[Data shown]
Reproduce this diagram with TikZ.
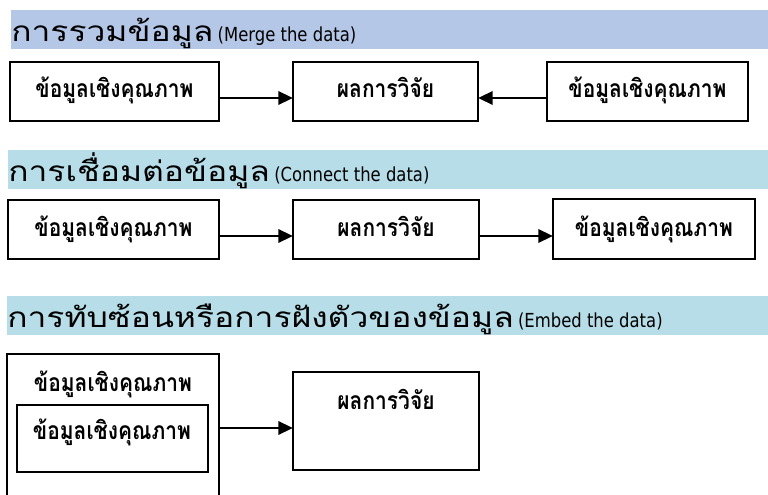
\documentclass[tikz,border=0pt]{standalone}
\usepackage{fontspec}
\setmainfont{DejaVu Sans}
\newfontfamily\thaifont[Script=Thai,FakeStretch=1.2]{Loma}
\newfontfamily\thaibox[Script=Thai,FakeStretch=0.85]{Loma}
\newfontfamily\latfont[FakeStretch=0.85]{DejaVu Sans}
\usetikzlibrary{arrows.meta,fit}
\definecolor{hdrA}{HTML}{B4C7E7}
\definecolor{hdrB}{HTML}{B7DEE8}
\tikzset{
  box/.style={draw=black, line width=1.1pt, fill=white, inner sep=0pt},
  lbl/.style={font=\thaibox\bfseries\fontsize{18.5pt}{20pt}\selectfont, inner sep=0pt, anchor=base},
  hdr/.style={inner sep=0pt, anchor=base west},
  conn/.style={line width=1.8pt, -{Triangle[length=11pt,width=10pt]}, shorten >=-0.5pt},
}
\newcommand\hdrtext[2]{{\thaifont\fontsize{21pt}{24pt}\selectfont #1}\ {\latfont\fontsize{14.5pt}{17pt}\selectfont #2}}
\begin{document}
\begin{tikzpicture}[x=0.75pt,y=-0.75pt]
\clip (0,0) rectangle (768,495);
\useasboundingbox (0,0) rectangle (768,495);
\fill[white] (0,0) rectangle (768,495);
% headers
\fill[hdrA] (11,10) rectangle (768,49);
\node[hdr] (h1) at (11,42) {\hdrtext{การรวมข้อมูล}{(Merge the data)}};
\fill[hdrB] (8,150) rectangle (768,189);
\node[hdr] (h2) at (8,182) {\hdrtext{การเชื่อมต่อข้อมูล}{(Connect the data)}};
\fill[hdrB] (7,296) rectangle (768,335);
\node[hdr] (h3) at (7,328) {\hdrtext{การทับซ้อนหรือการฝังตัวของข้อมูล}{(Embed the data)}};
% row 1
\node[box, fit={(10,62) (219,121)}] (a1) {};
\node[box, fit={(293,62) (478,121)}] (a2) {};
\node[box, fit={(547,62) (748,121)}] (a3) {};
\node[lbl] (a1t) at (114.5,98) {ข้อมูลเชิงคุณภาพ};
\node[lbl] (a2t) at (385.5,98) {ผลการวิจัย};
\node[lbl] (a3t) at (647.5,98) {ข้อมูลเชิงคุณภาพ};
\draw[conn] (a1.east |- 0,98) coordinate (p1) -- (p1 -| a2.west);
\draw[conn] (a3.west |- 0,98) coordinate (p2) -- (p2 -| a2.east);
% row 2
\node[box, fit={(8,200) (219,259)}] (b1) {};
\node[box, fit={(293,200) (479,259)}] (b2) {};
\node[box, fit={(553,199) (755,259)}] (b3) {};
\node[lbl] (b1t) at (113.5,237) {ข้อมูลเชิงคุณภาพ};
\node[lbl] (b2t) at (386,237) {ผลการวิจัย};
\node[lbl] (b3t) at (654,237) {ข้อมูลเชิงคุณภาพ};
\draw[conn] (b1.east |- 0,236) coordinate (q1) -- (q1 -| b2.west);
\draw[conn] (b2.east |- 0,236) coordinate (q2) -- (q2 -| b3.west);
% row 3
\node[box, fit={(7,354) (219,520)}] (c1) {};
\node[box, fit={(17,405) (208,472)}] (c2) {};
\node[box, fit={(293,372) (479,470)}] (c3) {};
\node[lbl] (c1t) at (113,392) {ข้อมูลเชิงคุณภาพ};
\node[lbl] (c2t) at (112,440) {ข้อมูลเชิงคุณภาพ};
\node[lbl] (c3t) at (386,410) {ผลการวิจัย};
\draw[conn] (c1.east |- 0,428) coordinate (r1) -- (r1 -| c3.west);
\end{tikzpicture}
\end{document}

---

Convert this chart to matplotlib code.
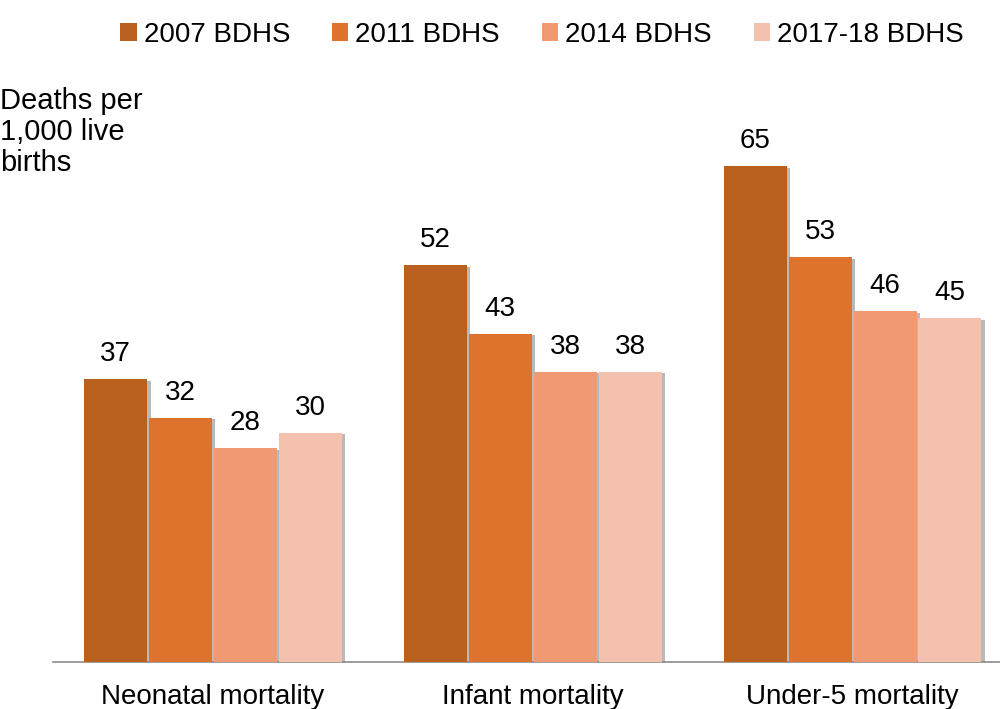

[Requirements] Find all the lines containing "this" in the material, then copy them.

[Finished task]
Reproduce this diagram with TikZ.
Convert this chart to matplotlib code.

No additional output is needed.